Дыховичный, разумеется, мифологизирует прошлое, ничуть не ставя под сомнение его грандиозную жизненную силу, без которой коммунистический кошмар просто бы не состоялся. И в этом нельзя не обнаружить принципиальную перемену с нашим кино, в перестроечные годы исповедовавшим пафос демифологизации. Но мифология эта отнюдь не узко-идеологического, а эстетического порядка. И здесь, чтобы оказаться адекватным картине, надо принять в ней еще одну условность, для многих неприемлемую, поскольку она, эта условность, пребывает в полном противоречии с доминировавшей у нас до сих пор установкой на историчность в духе Алексея Германа.

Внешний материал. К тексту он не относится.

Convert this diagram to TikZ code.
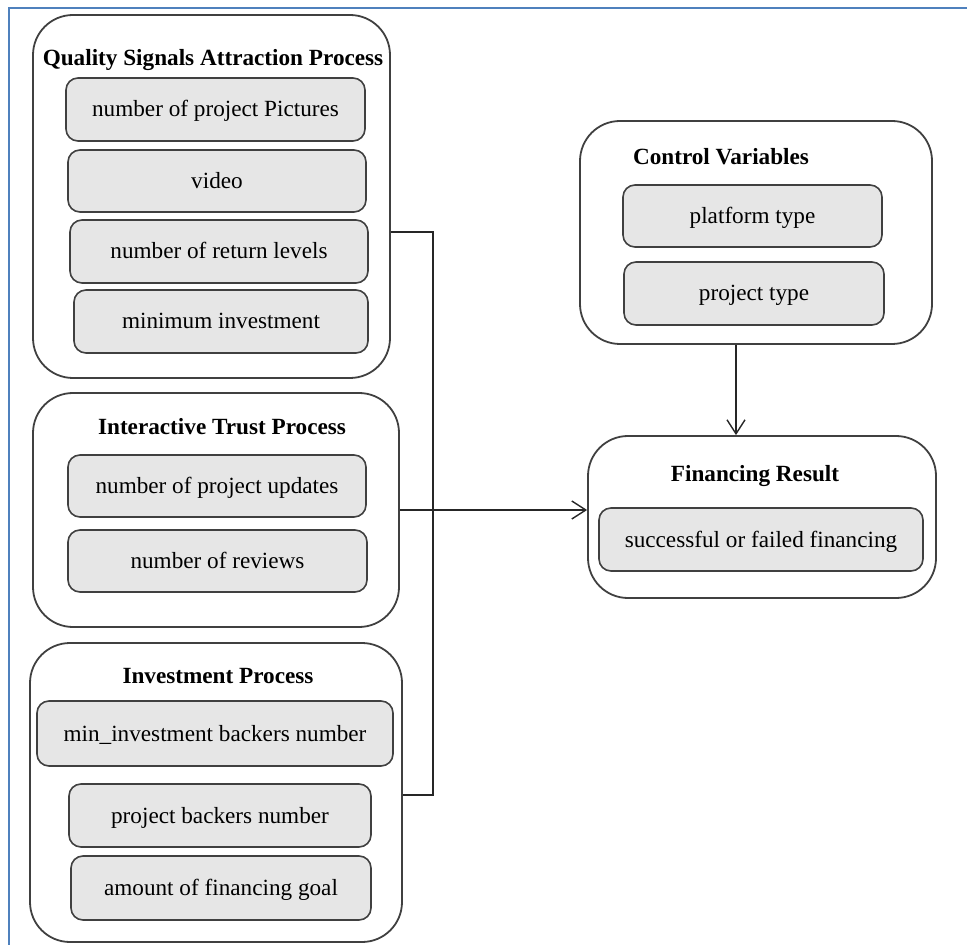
\documentclass[tikz,border=0pt]{standalone}
\usepackage{fontspec}
\setmainfont{Liberation Serif}
\usetikzlibrary{arrows.meta}
\definecolor{frameblue}{RGB}{79,129,189}
\definecolor{boxline}{RGB}{64,64,64}
\definecolor{boxfill}{RGB}{230,230,230}
\begin{document}
\begin{tikzpicture}[x=0.5pt,y=-0.5pt,
    group/.style={draw=boxline,line width=0.9pt,rounded corners=20pt,inner sep=0pt},
    item/.style={draw=boxline,line width=0.8pt,fill=boxfill,rounded corners=6pt,inner sep=0pt,
                 text height=0.8em,text depth=0.05em,font=\fontsize{11.6}{14}\selectfont},
    heading/.style={font=\fontsize{11.6}{14}\selectfont\bfseries,inner sep=0pt},
    link/.style={draw=black!85,line width=0.7pt},
    tip/.style={-{Straight Barb[length=7pt,width=9pt]}}]
    \useasboundingbox (0,0) rectangle (967,945);

    % Rahmen
    \draw[frameblue,line width=1pt] (9,945) -- (9,8) -- (967,8);

    % Quality Signals
    \node[group,minimum width=178.5pt,minimum height=181.5pt] (quality) at (211.5,196.5) {};
    \node[heading] (qtitle) at (213,60) {Quality Signals Attraction Process};
    \node[item,minimum width=149.5pt,minimum height=31.5pt] (pictures) at (215.5,109.5) {number of project Pictures};
    \node[item,minimum width=149pt,minimum height=31pt] (video) at (217,181) {video};
    \node[item,minimum width=149pt,minimum height=31.5pt] (levels) at (219,251.5) {number of return levels};
    \node[item,minimum width=147pt,minimum height=31.5pt] (mininv) at (221,321.5) {minimum investment};

    % Interactive Trust
    \node[group,minimum width=183pt,minimum height=117pt] (trust) at (216,510) {};
    \node[heading] (ttitle) at (222,427) {Interactive Trust Process};
    \node[item,minimum width=149pt,minimum height=31pt] (updates) at (217,486) {number of project updates};
    \node[item,minimum width=149.5pt,minimum height=31pt] (reviews) at (217.5,561) {number of reviews};

    % Investment
    \node[group,minimum width=186pt,minimum height=149.5pt] (invest) at (216,792.5) {};
    \node[heading] (ititle) at (218,676) {Investment Process};
    \node[item,minimum width=178pt,minimum height=32.5pt] (minbackers) at (215,733.5) {min\_investment backers number};
    \node[item,minimum width=151pt,minimum height=31.5pt] (backers) at (220,815.5) {project backers number};
    \node[item,minimum width=150pt,minimum height=32pt] (goal) at (221,888) {amount of financing goal};

    % Control Variables
    \node[group,minimum width=176pt,minimum height=111.5pt] (control) at (756,232.5) {};
    \node[heading] (ctitle) at (721,157) {Control Variables};
    \node[item,minimum width=129.5pt,minimum height=31pt] (platform) at (752.5,216) {platform type};
    \node[item,minimum width=130pt,minimum height=31.5pt] (ptype) at (754,293.5) {project type};

    % Financing Result
    \node[group,minimum width=174pt,minimum height=81pt] (result) at (762,517) {};
    \node[heading] (rtitle) at (755,476) {Financing Result};
    \node[item,minimum width=162pt,minimum height=31.5pt] (success) at (761,539.5) {successful or failed financing};

    % Verbindungen
    \coordinate (bustop) at (433,232);
    \coordinate (busbot) at (433,795);
    \coordinate (cvx) at (736,0);
    \draw[link] (quality.east |- bustop) -- (bustop) -- (busbot) -- (invest.east |- busbot);
    \draw[link,tip] (trust.east) -- (trust.east -| result.west);
    \draw[link,tip] (cvx |- control.south) -- (cvx |- result.north);
\end{tikzpicture}
\end{document}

Я имею в виду метафору сталинского времени как времени внутри себя абсолютно неподвижного, неизменного, раз и навсегда определенного в своих параметрах. Разумеется, это отношение к истории возникает прежде всего от ощущения большого стиля, который хотя и был продуктом своего времени, но все-таки воплощал абсолютные ценности эпохи, тем самым как бы отрицая сам факт своего внутреннего развития. Отсюда в «Прорве» — и вся ее временная связь с перепутанными и смещенными историческими реалиями, то и дело балансирующими на грани эстетического кича. Но, поскольку миф мифу — рознь, картина неожиданно и дерзко отвоевывает свое собственное пространство в сфере еще не познанной и, в частности, объясняющей многое из того, что составляет неразгаданную загадку и сатанинское обаяние сталинского времени.

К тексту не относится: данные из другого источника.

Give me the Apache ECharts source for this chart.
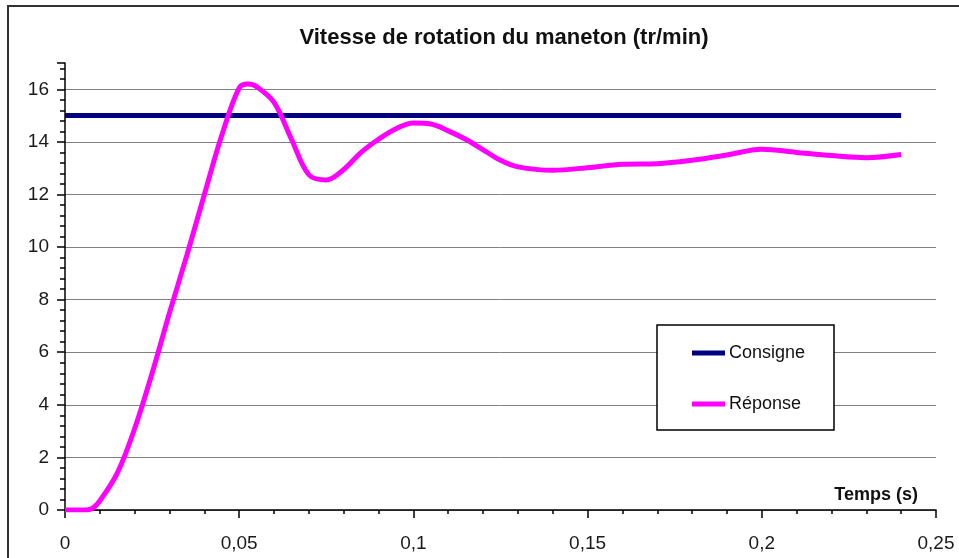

Герои картины, уже в 30-е годы, живущие чуть ли не по узаконенному двойному счету (что исторически не вполне корректно), тем не менее демонстрируют блистательный артистизм своего поведения, вписываясь в варварские обстоятельства времени. И это, конечно, — поверх (но не вопреки!) реальной истории — дает замечательное объяснение психологическим феноменам сталинского искусства и его ярчайших представителей, которые запас жизнелюбия и жизнепрочности, кажется, исчерпали на три поколения вперед. И в то же время картина Дыховичного остается именно явлением стиля, который, вовсе не претендуя на «правду жизни», претендует только на «правду искусства» с непременным условием, что правда эта многовариативна.
Шмыров В. Время реализованных возможностей // Столица. 1992. № 41.